Bots read Semantically, keyword stuffing is entirely negative, the unique, original, verifiable, text has to read as correctly spoken language

If you use keywords in the anchor text that would be quite promotional which will be easily traceable by google bots so instead try to avoid such article and write genuine article without any keyword stuffing for your anchor text.

Maybe one keyword can be used in the title tag since it would promote both the article and the keywords needed for optimization.

No no no; keywords in title tags need to be organically placed. For example, you have an article about "World's Worst SEO Companies"; your objective is to get visitors for this article. To put the name of the article in the title is fine because its organic - thats what the page is about and its unique to your website. To put for example: SEO, SEO Companies, World's Worst SEO Companies - Not a good practice.

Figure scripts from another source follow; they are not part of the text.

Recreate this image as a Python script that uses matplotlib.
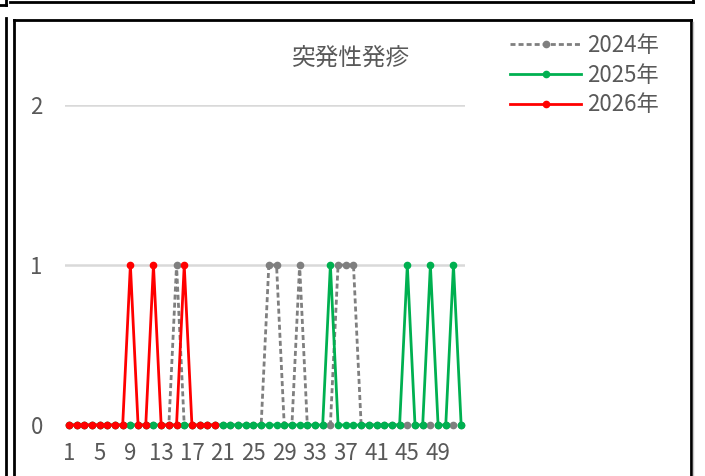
import numpy as np
import matplotlib
matplotlib.use("Agg")
import matplotlib.pyplot as plt
from matplotlib.lines import Line2D

plt.rcParams['font.family'] = ['Liberation Sans Narrow', 'Noto Sans CJK JP', 'DejaVu Sans']

weeks = list(range(1, 53))
y2024 = [0]*52
for w in [15, 27, 28, 31, 36, 37, 38]:
    y2024[w-1] = 1
y2025 = [0]*52
for w in [35, 45, 48, 51]:
    y2025[w-1] = 1
weeks2026 = list(range(1, 21))
y2026 = [0]*20
for w in [9, 12, 16]:
    y2026[w-1] = 1

title = "突発性発疹"
labels = ["2024年", "2025年", "2026年"]
xticks = list(range(1, 50, 4))

W, H = 705, 476
fig = plt.figure(figsize=(W/100, H/100), dpi=100)

# axes placed in pixel terms
L, R, T, B = 65, 465, 105, 425
ax = fig.add_axes([L/W, 1 - B/H, (R-L)/W, (B-T)/H])

txt = "#595959"
ax.plot(weeks, y2024, color="#7f7f7f", lw=2, ls=(0, (1.8, 1.1)),
        marker="o", ms=4.5, label=labels[0], zorder=3)
ax.plot(weeks, y2025, color="#00b050", lw=2, marker="o", ms=4.5,
        label=labels[1], zorder=4)
ax.plot(weeks2026, y2026, color="#ff0000", lw=2, marker="o", ms=4.5,
        label=labels[2], zorder=5)

ax.set_xlim(0.5, 52.5)
ax.set_ylim(0, 2)
ax.set_yticks([0, 1, 2])
ax.set_xticks(xticks)
ax.grid(axis="y", color="#d9d9d9", lw=1.8, zorder=0)
for s in ax.spines.values():
    s.set_visible(False)
ax.tick_params(axis="both", length=0, labelsize=16, labelcolor=txt)
ax.tick_params(axis="y", pad=16)
ax.tick_params(axis="x", pad=12)
for ln in ax.lines:
    ln.set_clip_on(False)

fig.text(351/W, 1 - 58/H, title, ha="center", va="center",
         fontsize=17, color=txt, family=['Noto Sans CJK JP', 'DejaVu Sans'])

leg = ax.legend(loc="upper left", bbox_to_anchor=(510/W, 1 - 34/H),
                bbox_transform=fig.transFigure, frameon=False,
                fontsize=16, handlelength=3.2, handletextpad=0.25,
                labelspacing=0.3, borderpad=0, borderaxespad=0)
for t in leg.get_texts():
    t.set_color(txt)

# frame lines (pixel coords)
def pline(xs, ys, lw=2.0, color="black"):
    fig.add_artist(Line2D([x/W for x in xs], [1 - y/H for y in ys],
                          transform=fig.transFigure, color=color, lw=lw))

pline([10, 693], [1.5, 1.5])
pline([693, 693], [0, 2])
pline([0, 6], [4.5, 4.5])
pline([5.5, 5.5], [0, 5])
pline([5.5, 5.5], [18, 476])
pline([13.5, 13.5], [19.5, 476])
pline([13.5, 690.5], [19.5, 19.5])
pline([690.5, 690.5], [19.5, 476])
pline([693, 693], [22, 476], lw=1, color="#c8c8c8")

fig.savefig("out.png", dpi=100)
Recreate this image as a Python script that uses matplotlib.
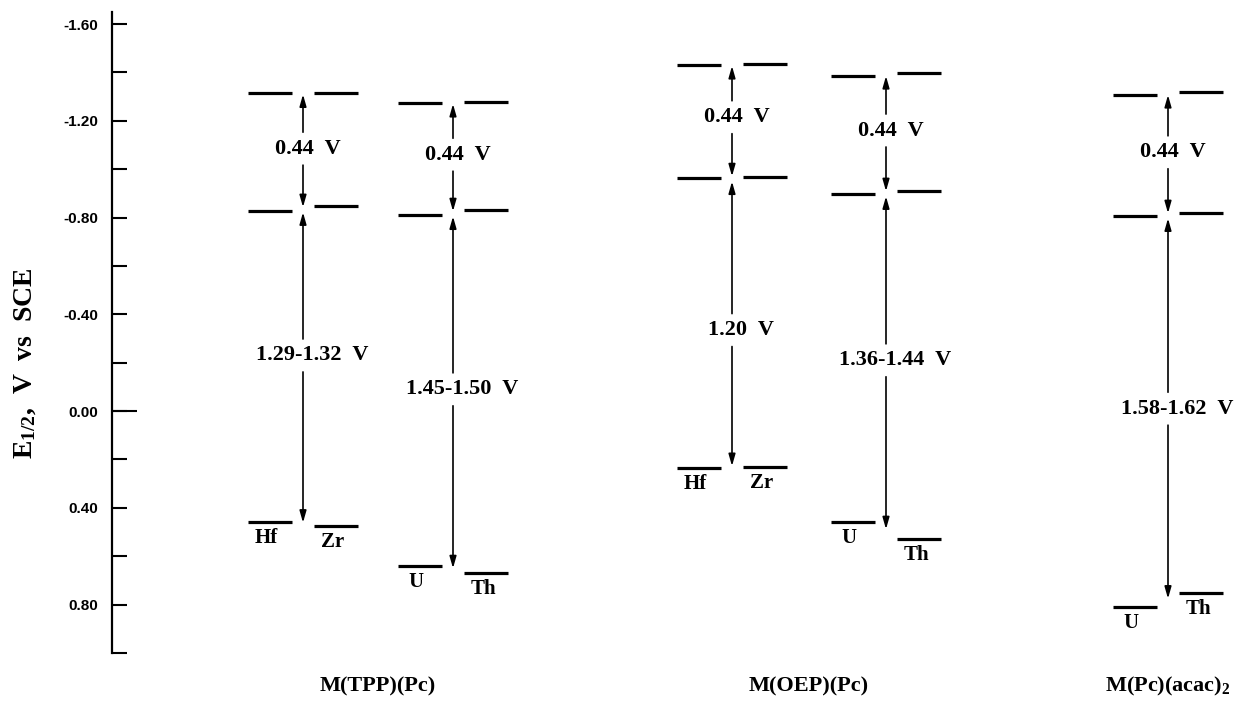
import matplotlib
matplotlib.use("Agg")
import matplotlib.pyplot as plt
import numpy as np

# ---------------- data ----------------
pair_left = ["Hf", "U", "Hf", "U", "U"]
pair_right = ["Zr", "Th", "Zr", "Th", "Th"]
top_left = [-1.315, -1.273, -1.430, -1.385, -1.306]
top_right = [-1.315, -1.278, -1.435, -1.397, -1.319]
mid_left = [-0.827, -0.810, -0.963, -0.897, -0.806]
mid_right = [-0.848, -0.831, -0.967, -0.910, -0.819]
bot_left = [0.459, 0.641, 0.235, 0.459, 0.810]
bot_right = [0.475, 0.670, 0.231, 0.529, 0.752]
gap1_labels = ["0.44  V", "0.44  V", "0.44  V", "0.44  V", "0.44  V"]
gap2_labels = ["1.29-1.32  V", "1.45-1.50  V", "1.20  V", "1.36-1.44  V", "1.58-1.62  V"]
gap1_label_y = [-1.085, -1.060, -1.215, -1.160, -1.070]
gap2_label_y = [-0.230, -0.090, -0.335, -0.210, -0.010]
compounds = ["M(TPP)(Pc)", "M(OEP)(Pc)", r"M(Pc)(acac)$_\mathbf{2}$"]
compound_members = [[0, 1], [2, 3], [4]]
yticks = [-1.60, -1.40, -1.20, -1.00, -0.80, -0.60, -0.40, -0.20, 0.00, 0.20, 0.40, 0.60, 0.80, 1.00]
ytick_labels = ["-1.60", "", "-1.20", "", "-0.80", "", "-0.40", "", "0.00", "", "0.40", "", "0.80", ""]

# ---------------- layout ----------------
W, H = 1244, 701
group_x = [303, 453, 732, 886, 1168]   # arrow positions (pixel-like x units)
bar_off = 33
bar_half = 22

plt.rcParams['mathtext.fontset'] = 'custom'
plt.rcParams['mathtext.rm'] = 'Liberation Serif:bold'
plt.rcParams['mathtext.bf'] = 'Liberation Serif:bold'
plt.rcParams['mathtext.it'] = 'Liberation Serif:bold'

serif = ['Liberation Serif', 'DejaVu Serif']
narrow = ['Liberation Sans Narrow', 'Liberation Sans', 'DejaVu Sans']

fig = plt.figure(figsize=(W / 100, H / 100), dpi=100)
ax = fig.add_axes([112 / W, 1 - 653 / H, (W - 112) / W, (653 - 12) / H])
ax.set_xlim(112, W)
ax.set_ylim(1.00, -1.65)

for s in ['top', 'right', 'bottom']:
    ax.spines[s].set_visible(False)
ax.spines['left'].set_linewidth(1.6)
ax.set_xticks([])
ax.set_yticks(yticks)
ax.set_yticklabels(ytick_labels)
ax.tick_params(axis='y', direction='in', length=11, width=1.5, pad=10)
for lab in ax.get_yticklabels():
    lab.set_family(narrow)
    lab.set_fontweight('bold')
    lab.set_fontsize(11)
# longer tick at 0.00
ax.plot([112, 137], [0.0, 0.0], color='black', lw=1.5, clip_on=False, solid_capstyle='butt')

bar_kw = dict(color='black', lw=2.3, solid_capstyle='butt')
arrow_kw = dict(arrowstyle='-|>,head_length=0.7,head_width=0.2', color='black', lw=1.2,
                shrinkA=0, shrinkB=1, mutation_scale=10)
g = 0.068

for i, x in enumerate(group_x):
    xl = x - bar_off
    xr = x + bar_off
    for lv in (top_left[i], mid_left[i], bot_left[i]):
        ax.plot([xl - bar_half, xl + bar_half], [lv, lv], **bar_kw)
    for lv in (top_right[i], mid_right[i], bot_right[i]):
        ax.plot([xr - bar_half, xr + bar_half], [lv, lv], **bar_kw)

    top = (top_left[i] + top_right[i]) / 2
    mid = (mid_left[i] + mid_right[i]) / 2
    bot = (bot_left[i] + bot_right[i]) / 2

    # upper gap
    y1 = gap1_label_y[i]
    ax.annotate('', xy=(x, top), xytext=(x, y1 - g), arrowprops=arrow_kw)
    ax.annotate('', xy=(x, mid), xytext=(x, y1 + g), arrowprops=arrow_kw)
    ax.text(x + 5, y1, gap1_labels[i], ha='center', va='center', family=serif,
            fontweight='bold', fontsize=16)
    # lower gap
    y2 = gap2_label_y[i]
    ax.annotate('', xy=(x, mid + 0.01), xytext=(x, y2 - g), arrowprops=arrow_kw)
    ax.annotate('', xy=(x, bot), xytext=(x, y2 + g), arrowprops=arrow_kw)
    ax.text(x + 9, y2, gap2_labels[i], ha='center', va='center', family=serif,
            fontweight='bold', fontsize=16)

    # element labels
    ax.text(xl - 4, bot_left[i] + 0.025, pair_left[i], ha='center', va='top', family=serif,
            fontweight='bold', fontsize=15)
    ax.text(xr - 3, bot_right[i] + 0.025, pair_right[i], ha='center', va='top', family=serif,
            fontweight='bold', fontsize=15)

for name, members in zip(compounds, compound_members):
    cx = np.mean([group_x[m] for m in members])
    ax.text(cx, 1.16, name, ha='center', va='baseline', family=serif, fontweight='bold',
            fontsize=16, clip_on=False)

fig.text(25 / W, 1 - 363 / H, r"E$_\mathbf{1/2}$,  V  vs  SCE", rotation=90, ha='center', va='center',
         family=serif, fontweight='bold', fontsize=20)

fig.savefig("out.png", dpi=100)
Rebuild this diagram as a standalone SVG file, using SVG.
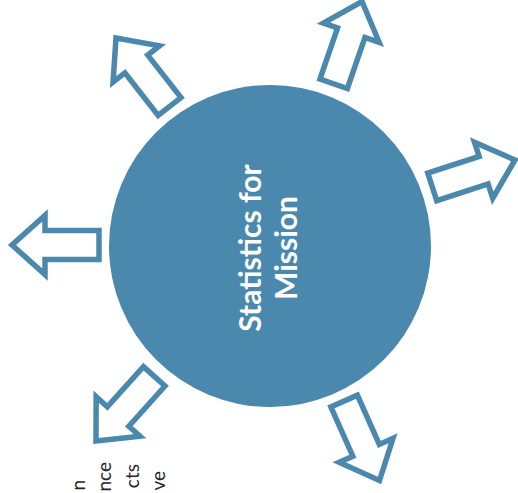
<svg xmlns="http://www.w3.org/2000/svg" xmlns:xlink="http://www.w3.org/1999/xlink" width="518" height="493" viewBox="0 0 518 493">
<style>
.arrow{fill:#ffffff;stroke:#4A89AD;stroke-width:5.5;stroke-linejoin:miter;stroke-miterlimit:10}
.hub{fill:#4A89AD}
.title{font-family:Lato,"Liberation Sans",sans-serif;font-weight:bold;font-size:30px;fill:#ffffff;text-anchor:middle}
.side{font-family:Lato,"Liberation Sans",sans-serif;font-size:19px;fill:#262626;text-anchor:end}
</style>
<defs>
<path id="arr" d="M0,0 L-33,-29.5 L-33,-14.5 L-87,-14.5 L-87,14.5 L-33,14.5 L-33,29.5 Z"/>
</defs>
<rect width="518" height="493" fill="#ffffff"/>
<g id="hub">
<circle class="hub" cx="270" cy="246" r="161"/>
<text class="title" transform="translate(261,248) rotate(-90)">Statistics for</text>
<text class="title" transform="translate(297,248) rotate(-90)">Mission</text>
</g>
<g id="connectors">
<use xlink:href="#arr" class="arrow" transform="translate(12,245) rotate(180)"/>
<use xlink:href="#arr" class="arrow" transform="translate(116,38) rotate(-128)"/>
<use xlink:href="#arr" class="arrow" transform="translate(362,1.5) rotate(-71)"/>
<use xlink:href="#arr" class="arrow" transform="translate(515,160) rotate(-18)"/>
<use xlink:href="#arr" class="arrow" transform="translate(379.5,480.5) rotate(66)"/>
<use xlink:href="#arr" class="arrow" transform="translate(96,441) rotate(132)"/>
</g>
<g id="side-text">
<text class="side" transform="translate(85,480) rotate(-90)">n</text>
<text class="side" transform="translate(111,462) rotate(-90)">nce</text>
<text class="side" transform="translate(139,464) rotate(-90)">cts</text>
<text class="side" transform="translate(165,471) rotate(-90)">ve</text>
</g>
</svg>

And @couponsgrid; when you build a link you put an alt tag and the name of the link instead of the full url correct? I hope you do because it isn't 1995 and users kind of expect links to be somewhat short and pretty nowadays. As long as you aren't building "Seattle Based Web Design" followed by a link that says "Washington Web Design", etc etc internally on your website you're fine. Nothing wrong with having a link with keywords (as long as they are organic to the language the page is written in as almostbob mentioned) but best practices will tell you not to make the title or alt spammy in nature - it can be a fine line. Search Engine Crawlers scan links when they do their crawls by having 50 followed inbound links titled "Puppies for Sale" on various C-Blocks and Domains won't help you rank well for a completely unrelated set of keywords (ie. mexican restaraunt), because puppies for sale have nothing to do with restaraunts or mexican restaraunts. Most large search engines are smart enough to recognize these trends and its one minor part of how they decide which search queries to rank you in.

You can use one keyword in your article title tag that benifit for you. Write title tag eye catche that attract user or searchers.